▸ DATA FOR THIS EXERCISE

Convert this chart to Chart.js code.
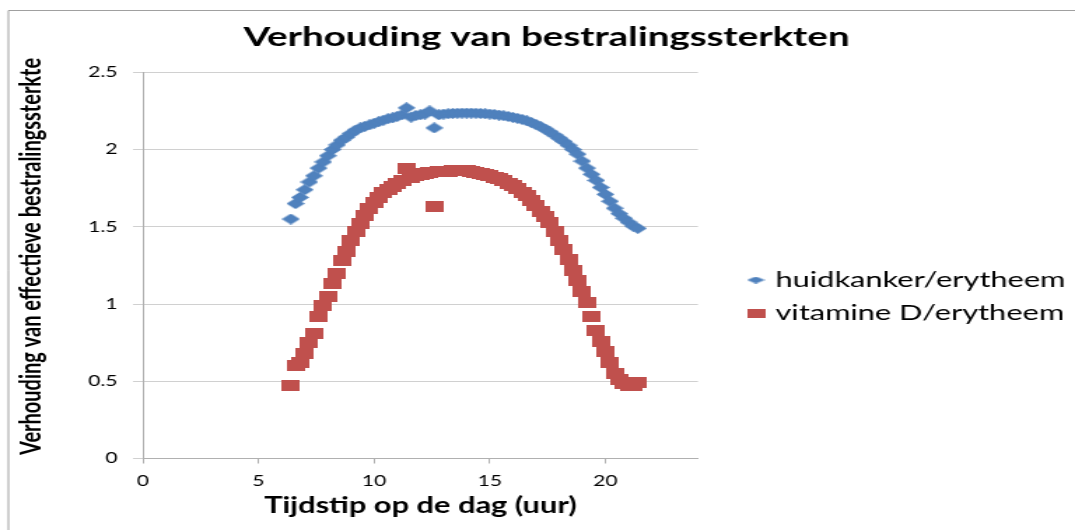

---

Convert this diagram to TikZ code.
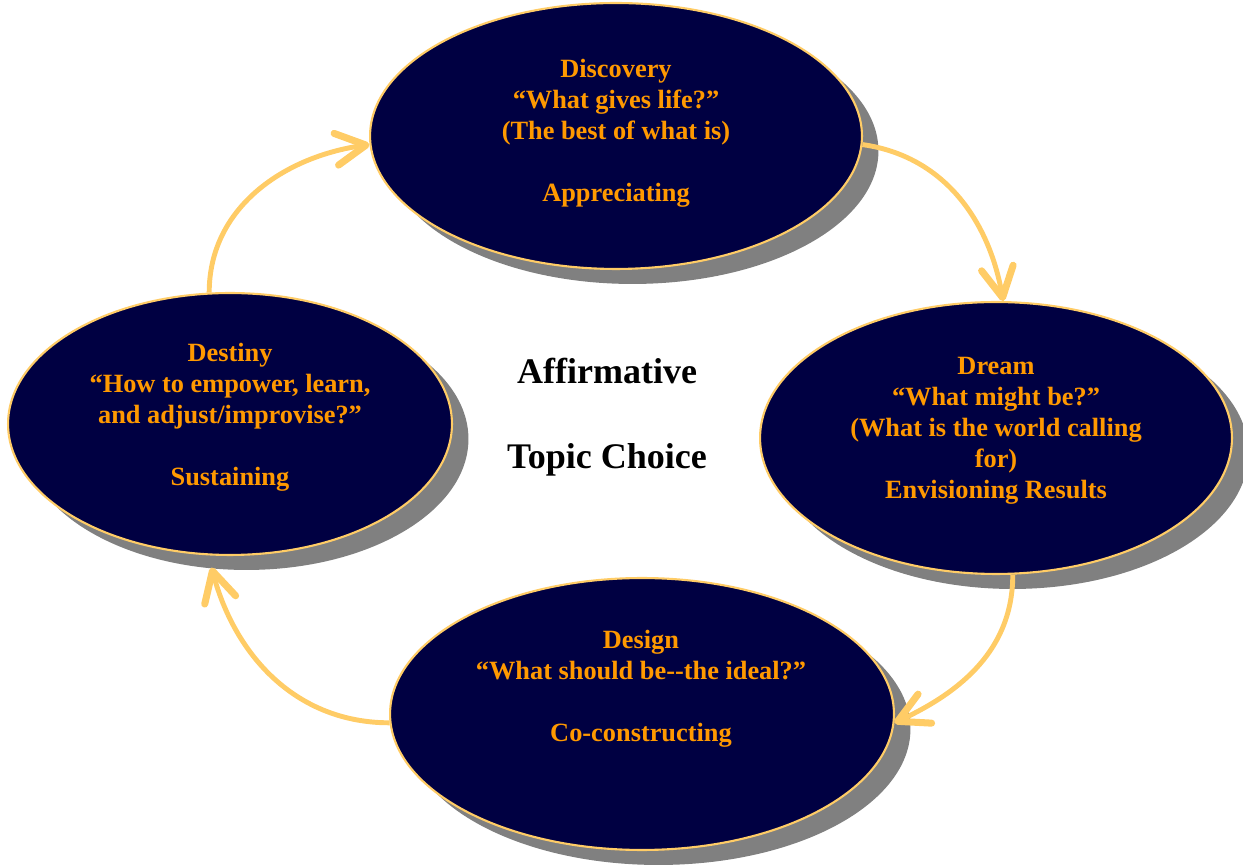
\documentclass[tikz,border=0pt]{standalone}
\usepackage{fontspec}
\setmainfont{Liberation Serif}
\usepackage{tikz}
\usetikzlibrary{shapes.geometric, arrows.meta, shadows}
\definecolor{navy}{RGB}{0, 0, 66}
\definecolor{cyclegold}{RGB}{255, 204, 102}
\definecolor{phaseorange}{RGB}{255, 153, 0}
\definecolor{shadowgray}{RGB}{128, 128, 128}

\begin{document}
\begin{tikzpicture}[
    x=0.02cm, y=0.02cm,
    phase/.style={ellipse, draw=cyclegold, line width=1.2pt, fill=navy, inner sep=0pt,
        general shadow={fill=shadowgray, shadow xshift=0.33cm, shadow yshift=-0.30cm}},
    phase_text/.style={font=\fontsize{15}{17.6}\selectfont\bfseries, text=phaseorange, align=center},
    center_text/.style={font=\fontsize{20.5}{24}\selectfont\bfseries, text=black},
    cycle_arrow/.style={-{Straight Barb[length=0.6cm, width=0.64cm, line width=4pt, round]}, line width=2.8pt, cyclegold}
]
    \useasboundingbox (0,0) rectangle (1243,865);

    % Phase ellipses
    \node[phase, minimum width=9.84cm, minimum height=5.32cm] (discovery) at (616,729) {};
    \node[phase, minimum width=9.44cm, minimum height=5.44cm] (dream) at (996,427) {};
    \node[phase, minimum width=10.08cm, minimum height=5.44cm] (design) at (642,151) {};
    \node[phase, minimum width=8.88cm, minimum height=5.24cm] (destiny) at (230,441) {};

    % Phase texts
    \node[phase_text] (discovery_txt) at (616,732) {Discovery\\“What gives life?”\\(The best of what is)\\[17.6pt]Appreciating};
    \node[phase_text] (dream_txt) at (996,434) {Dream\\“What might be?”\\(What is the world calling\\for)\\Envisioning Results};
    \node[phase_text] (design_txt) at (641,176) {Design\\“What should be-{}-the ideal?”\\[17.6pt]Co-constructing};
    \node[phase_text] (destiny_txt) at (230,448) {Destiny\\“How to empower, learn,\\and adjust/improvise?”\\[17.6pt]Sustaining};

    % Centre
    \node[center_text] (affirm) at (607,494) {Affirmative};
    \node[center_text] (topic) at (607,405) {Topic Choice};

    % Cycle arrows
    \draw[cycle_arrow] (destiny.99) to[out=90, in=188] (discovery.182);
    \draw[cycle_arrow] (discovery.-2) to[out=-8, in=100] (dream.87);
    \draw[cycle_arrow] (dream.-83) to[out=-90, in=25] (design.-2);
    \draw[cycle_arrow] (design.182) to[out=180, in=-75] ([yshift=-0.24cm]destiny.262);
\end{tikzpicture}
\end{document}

==

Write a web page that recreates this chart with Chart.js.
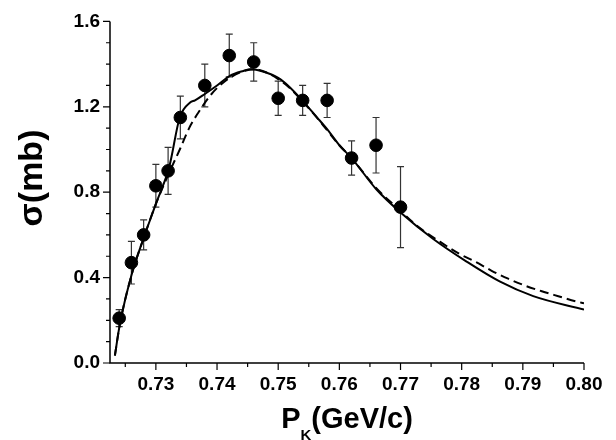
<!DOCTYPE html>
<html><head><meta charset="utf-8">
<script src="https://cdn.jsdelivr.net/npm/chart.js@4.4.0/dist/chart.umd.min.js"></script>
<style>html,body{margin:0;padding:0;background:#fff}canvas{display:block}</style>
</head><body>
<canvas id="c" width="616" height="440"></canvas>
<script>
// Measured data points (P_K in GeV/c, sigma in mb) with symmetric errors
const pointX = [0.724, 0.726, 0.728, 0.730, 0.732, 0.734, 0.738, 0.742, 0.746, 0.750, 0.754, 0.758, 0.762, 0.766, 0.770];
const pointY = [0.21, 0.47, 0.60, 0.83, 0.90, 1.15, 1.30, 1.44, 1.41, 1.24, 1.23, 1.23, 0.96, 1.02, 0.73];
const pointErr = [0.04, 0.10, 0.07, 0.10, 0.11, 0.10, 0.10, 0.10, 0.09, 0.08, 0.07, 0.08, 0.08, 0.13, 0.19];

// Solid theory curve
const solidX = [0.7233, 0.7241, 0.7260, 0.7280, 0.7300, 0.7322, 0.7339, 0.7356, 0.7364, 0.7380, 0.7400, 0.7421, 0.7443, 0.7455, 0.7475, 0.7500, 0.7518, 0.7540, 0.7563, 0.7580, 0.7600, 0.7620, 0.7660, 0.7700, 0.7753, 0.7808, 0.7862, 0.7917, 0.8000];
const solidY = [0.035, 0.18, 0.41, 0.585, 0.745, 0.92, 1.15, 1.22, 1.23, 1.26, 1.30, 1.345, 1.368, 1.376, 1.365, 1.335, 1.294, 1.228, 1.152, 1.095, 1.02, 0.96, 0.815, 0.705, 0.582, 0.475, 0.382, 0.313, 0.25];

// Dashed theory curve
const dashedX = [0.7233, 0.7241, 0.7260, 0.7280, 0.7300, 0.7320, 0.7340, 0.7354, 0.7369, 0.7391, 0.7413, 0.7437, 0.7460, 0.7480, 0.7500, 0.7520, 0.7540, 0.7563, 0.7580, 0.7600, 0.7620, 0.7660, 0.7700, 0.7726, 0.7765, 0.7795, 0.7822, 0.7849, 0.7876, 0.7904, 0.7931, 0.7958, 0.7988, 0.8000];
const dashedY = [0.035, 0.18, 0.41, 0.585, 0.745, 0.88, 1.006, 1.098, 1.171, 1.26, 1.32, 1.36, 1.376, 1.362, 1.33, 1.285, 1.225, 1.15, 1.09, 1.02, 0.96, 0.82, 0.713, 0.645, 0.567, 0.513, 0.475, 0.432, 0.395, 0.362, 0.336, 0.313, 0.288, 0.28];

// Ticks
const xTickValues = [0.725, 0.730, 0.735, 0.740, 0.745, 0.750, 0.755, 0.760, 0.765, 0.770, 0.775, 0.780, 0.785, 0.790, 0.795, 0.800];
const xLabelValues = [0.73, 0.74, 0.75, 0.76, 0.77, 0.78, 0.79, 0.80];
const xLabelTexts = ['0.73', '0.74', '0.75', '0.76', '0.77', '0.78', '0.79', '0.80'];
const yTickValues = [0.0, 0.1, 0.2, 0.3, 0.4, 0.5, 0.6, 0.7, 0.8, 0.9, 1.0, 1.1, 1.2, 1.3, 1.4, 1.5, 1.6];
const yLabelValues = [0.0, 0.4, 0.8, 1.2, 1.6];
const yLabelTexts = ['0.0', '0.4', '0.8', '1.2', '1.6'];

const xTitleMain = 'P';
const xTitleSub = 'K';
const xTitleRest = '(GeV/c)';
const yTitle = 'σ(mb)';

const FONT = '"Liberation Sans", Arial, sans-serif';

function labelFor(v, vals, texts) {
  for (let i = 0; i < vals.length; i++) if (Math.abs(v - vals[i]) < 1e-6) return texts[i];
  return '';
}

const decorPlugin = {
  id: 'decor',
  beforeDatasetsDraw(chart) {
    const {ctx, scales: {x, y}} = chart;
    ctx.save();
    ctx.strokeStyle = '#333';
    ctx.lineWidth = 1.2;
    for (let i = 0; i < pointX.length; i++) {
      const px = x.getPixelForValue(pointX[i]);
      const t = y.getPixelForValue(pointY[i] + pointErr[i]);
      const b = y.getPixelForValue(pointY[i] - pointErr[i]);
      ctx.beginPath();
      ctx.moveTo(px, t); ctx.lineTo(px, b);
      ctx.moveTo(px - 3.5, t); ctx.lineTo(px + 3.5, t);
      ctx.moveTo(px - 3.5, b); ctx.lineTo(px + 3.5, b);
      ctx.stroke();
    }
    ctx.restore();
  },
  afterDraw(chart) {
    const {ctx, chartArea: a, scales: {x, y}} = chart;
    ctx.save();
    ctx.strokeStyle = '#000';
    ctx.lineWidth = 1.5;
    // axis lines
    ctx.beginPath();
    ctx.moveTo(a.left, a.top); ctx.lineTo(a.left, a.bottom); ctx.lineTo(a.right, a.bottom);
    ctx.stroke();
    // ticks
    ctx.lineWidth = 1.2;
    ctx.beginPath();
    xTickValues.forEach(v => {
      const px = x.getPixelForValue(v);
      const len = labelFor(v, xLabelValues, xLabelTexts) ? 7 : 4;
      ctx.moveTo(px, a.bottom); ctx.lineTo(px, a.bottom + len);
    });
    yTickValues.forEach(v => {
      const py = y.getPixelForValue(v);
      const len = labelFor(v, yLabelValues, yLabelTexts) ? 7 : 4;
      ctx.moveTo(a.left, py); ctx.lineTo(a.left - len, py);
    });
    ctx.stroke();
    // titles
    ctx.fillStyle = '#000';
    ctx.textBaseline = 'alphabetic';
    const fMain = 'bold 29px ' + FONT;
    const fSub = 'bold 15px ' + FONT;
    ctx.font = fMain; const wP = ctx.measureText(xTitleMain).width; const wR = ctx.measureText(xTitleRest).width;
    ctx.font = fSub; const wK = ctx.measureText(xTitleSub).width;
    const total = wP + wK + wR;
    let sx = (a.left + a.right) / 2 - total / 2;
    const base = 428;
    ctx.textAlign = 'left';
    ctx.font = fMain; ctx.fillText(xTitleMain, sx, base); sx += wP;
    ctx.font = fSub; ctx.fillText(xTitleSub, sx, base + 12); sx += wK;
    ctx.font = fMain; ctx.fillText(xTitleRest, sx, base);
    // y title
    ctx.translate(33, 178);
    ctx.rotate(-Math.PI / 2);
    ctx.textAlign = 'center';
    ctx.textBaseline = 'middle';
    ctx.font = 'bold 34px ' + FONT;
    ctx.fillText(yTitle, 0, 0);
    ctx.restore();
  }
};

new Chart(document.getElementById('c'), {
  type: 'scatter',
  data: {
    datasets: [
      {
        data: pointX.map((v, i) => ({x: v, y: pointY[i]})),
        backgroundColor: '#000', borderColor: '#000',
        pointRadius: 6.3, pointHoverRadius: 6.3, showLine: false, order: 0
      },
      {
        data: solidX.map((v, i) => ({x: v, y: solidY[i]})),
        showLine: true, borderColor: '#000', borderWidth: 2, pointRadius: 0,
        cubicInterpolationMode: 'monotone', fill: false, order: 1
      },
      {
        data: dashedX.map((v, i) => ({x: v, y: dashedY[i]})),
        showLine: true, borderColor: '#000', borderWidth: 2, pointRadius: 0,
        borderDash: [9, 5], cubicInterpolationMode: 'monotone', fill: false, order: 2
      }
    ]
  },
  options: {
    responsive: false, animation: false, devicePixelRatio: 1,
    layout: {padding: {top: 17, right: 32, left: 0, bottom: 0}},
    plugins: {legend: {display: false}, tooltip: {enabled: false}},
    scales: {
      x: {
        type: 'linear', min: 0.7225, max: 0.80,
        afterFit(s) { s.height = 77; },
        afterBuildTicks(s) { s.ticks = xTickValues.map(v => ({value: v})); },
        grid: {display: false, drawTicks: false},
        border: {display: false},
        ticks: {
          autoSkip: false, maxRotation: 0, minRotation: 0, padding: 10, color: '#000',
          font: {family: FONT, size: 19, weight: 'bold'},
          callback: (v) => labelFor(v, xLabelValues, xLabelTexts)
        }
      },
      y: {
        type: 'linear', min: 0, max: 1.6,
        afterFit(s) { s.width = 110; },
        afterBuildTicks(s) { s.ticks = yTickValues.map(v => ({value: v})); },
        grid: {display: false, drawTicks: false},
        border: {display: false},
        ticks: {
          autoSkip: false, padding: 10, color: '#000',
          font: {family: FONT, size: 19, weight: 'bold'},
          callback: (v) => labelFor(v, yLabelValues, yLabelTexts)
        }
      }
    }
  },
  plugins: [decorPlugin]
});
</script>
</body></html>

▸ WHAT TO DO
Only the lines from the one holding "Convert this diagram to TikZ code." to the one holding "minimum width=8.88cm, minimum" should be returned, both included and exactly as written, with no pictures.

▸ EXERCISE RESPONSE
Convert this diagram to TikZ code.
\documentclass[tikz,border=0pt]{standalone}
\usepackage{fontspec}
\setmainfont{Liberation Serif}
\usepackage{tikz}
\usetikzlibrary{shapes.geometric, arrows.meta, shadows}
\definecolor{navy}{RGB}{0, 0, 66}
\definecolor{cyclegold}{RGB}{255, 204, 102}
\definecolor{phaseorange}{RGB}{255, 153, 0}
\definecolor{shadowgray}{RGB}{128, 128, 128}

\begin{document}
\begin{tikzpicture}[
    x=0.02cm, y=0.02cm,
    phase/.style={ellipse, draw=cyclegold, line width=1.2pt, fill=navy, inner sep=0pt,
        general shadow={fill=shadowgray, shadow xshift=0.33cm, shadow yshift=-0.30cm}},
    phase_text/.style={font=\fontsize{15}{17.6}\selectfont\bfseries, text=phaseorange, align=center},
    center_text/.style={font=\fontsize{20.5}{24}\selectfont\bfseries, text=black},
    cycle_arrow/.style={-{Straight Barb[length=0.6cm, width=0.64cm, line width=4pt, round]}, line width=2.8pt, cyclegold}
]
    \useasboundingbox (0,0) rectangle (1243,865);

    % Phase ellipses
    \node[phase, minimum width=9.84cm, minimum height=5.32cm] (discovery) at (616,729) {};
    \node[phase, minimum width=9.44cm, minimum height=5.44cm] (dream) at (996,427) {};
    \node[phase, minimum width=10.08cm, minimum height=5.44cm] (design) at (642,151) {};
    \node[phase, minimum width=8.88cm, minimum height=5.24cm] (destiny) at (230,441) {};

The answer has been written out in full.